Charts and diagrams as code

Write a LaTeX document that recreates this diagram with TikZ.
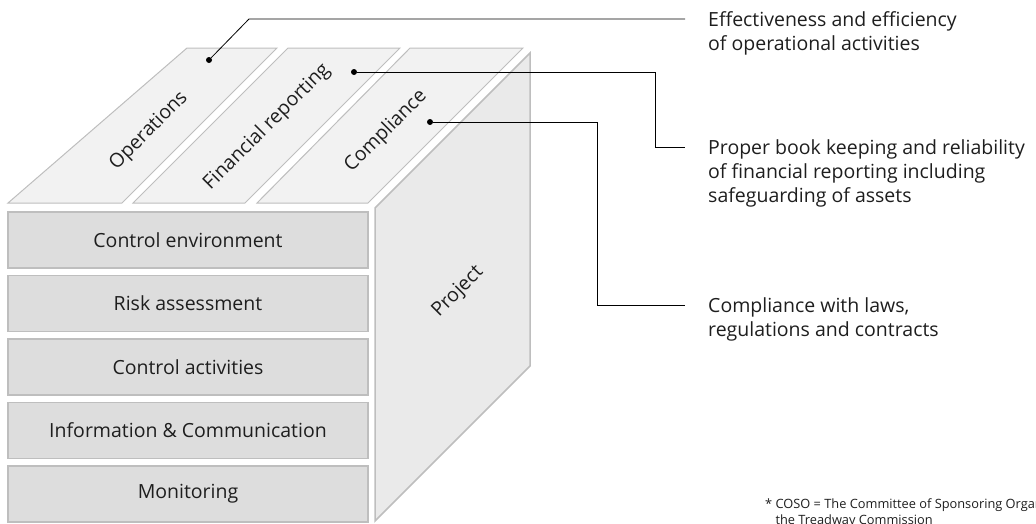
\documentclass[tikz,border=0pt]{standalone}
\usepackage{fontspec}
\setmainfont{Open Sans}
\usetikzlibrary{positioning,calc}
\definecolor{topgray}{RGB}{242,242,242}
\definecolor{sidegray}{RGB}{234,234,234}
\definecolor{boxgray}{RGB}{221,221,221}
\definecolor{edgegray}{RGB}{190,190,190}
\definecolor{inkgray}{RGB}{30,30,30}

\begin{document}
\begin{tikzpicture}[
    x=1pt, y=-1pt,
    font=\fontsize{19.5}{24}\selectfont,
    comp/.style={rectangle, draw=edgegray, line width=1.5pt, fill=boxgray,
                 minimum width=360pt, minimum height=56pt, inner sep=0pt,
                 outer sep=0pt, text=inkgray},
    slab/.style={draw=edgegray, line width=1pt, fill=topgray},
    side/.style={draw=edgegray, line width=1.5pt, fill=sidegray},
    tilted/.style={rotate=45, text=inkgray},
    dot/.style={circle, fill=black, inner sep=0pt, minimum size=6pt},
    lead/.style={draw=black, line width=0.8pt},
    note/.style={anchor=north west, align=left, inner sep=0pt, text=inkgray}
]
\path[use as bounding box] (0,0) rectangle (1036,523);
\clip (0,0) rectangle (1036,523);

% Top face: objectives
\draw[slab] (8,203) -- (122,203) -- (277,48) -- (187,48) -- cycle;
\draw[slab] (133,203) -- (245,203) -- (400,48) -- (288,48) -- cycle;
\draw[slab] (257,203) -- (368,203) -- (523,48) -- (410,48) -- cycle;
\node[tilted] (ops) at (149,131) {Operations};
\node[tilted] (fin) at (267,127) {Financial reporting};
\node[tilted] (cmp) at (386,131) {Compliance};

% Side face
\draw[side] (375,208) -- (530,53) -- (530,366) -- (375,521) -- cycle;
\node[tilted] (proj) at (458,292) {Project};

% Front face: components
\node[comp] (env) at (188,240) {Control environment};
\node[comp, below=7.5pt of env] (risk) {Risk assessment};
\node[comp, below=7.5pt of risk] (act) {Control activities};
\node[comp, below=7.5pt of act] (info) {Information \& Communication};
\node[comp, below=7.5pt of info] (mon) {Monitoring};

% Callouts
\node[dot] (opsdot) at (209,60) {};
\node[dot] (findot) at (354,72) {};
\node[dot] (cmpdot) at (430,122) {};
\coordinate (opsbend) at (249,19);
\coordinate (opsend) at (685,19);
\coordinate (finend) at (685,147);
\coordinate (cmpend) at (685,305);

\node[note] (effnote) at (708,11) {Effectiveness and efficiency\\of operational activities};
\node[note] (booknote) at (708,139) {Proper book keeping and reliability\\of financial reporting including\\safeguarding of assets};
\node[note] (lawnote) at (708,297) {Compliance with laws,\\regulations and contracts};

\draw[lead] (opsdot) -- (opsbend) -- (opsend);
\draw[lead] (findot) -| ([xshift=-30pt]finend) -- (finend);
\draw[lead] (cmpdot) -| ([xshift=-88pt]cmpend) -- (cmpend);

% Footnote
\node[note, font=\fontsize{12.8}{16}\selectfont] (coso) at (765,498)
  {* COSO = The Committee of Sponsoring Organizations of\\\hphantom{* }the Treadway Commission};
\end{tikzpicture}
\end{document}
---
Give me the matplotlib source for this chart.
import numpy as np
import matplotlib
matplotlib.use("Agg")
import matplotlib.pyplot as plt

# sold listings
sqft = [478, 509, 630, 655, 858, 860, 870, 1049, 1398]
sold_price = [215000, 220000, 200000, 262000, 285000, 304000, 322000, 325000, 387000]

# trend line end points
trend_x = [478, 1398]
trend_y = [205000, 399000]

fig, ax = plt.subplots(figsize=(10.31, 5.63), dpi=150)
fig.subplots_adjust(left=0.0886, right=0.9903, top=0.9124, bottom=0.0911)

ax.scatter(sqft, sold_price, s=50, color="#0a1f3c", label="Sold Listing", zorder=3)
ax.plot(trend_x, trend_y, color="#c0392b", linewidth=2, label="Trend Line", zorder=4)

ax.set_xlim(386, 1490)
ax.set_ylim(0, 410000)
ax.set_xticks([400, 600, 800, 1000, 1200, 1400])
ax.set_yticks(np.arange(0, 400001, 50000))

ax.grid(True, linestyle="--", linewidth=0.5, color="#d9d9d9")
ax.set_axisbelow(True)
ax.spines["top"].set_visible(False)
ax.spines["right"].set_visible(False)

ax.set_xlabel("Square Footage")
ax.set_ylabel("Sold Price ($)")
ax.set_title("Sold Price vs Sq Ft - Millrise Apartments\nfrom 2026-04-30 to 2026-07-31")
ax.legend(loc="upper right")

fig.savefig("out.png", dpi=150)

* _Work required_
Among the entries above, locate the line with "Write a LaTeX" and the line with "below=7.5pt of info]". Give those two lines and all lines between them again, exactly, leaving out the pictures.

* _Solution to this task_
Write a LaTeX document that recreates this diagram with TikZ.
\documentclass[tikz,border=0pt]{standalone}
\usepackage{fontspec}
\setmainfont{Open Sans}
\usetikzlibrary{positioning,calc}
\definecolor{topgray}{RGB}{242,242,242}
\definecolor{sidegray}{RGB}{234,234,234}
\definecolor{boxgray}{RGB}{221,221,221}
\definecolor{edgegray}{RGB}{190,190,190}
\definecolor{inkgray}{RGB}{30,30,30}

\begin{document}
\begin{tikzpicture}[
    x=1pt, y=-1pt,
    font=\fontsize{19.5}{24}\selectfont,
    comp/.style={rectangle, draw=edgegray, line width=1.5pt, fill=boxgray,
                 minimum width=360pt, minimum height=56pt, inner sep=0pt,
                 outer sep=0pt, text=inkgray},
    slab/.style={draw=edgegray, line width=1pt, fill=topgray},
    side/.style={draw=edgegray, line width=1.5pt, fill=sidegray},
    tilted/.style={rotate=45, text=inkgray},
    dot/.style={circle, fill=black, inner sep=0pt, minimum size=6pt},
    lead/.style={draw=black, line width=0.8pt},
    note/.style={anchor=north west, align=left, inner sep=0pt, text=inkgray}
]
\path[use as bounding box] (0,0) rectangle (1036,523);
\clip (0,0) rectangle (1036,523);

% Top face: objectives
\draw[slab] (8,203) -- (122,203) -- (277,48) -- (187,48) -- cycle;
\draw[slab] (133,203) -- (245,203) -- (400,48) -- (288,48) -- cycle;
\draw[slab] (257,203) -- (368,203) -- (523,48) -- (410,48) -- cycle;
\node[tilted] (ops) at (149,131) {Operations};
\node[tilted] (fin) at (267,127) {Financial reporting};
\node[tilted] (cmp) at (386,131) {Compliance};

% Side face
\draw[side] (375,208) -- (530,53) -- (530,366) -- (375,521) -- cycle;
\node[tilted] (proj) at (458,292) {Project};

% Front face: components
\node[comp] (env) at (188,240) {Control environment};
\node[comp, below=7.5pt of env] (risk) {Risk assessment};
\node[comp, below=7.5pt of risk] (act) {Control activities};
\node[comp, below=7.5pt of act] (info) {Information \& Communication};
\node[comp, below=7.5pt of info] (mon) {Monitoring};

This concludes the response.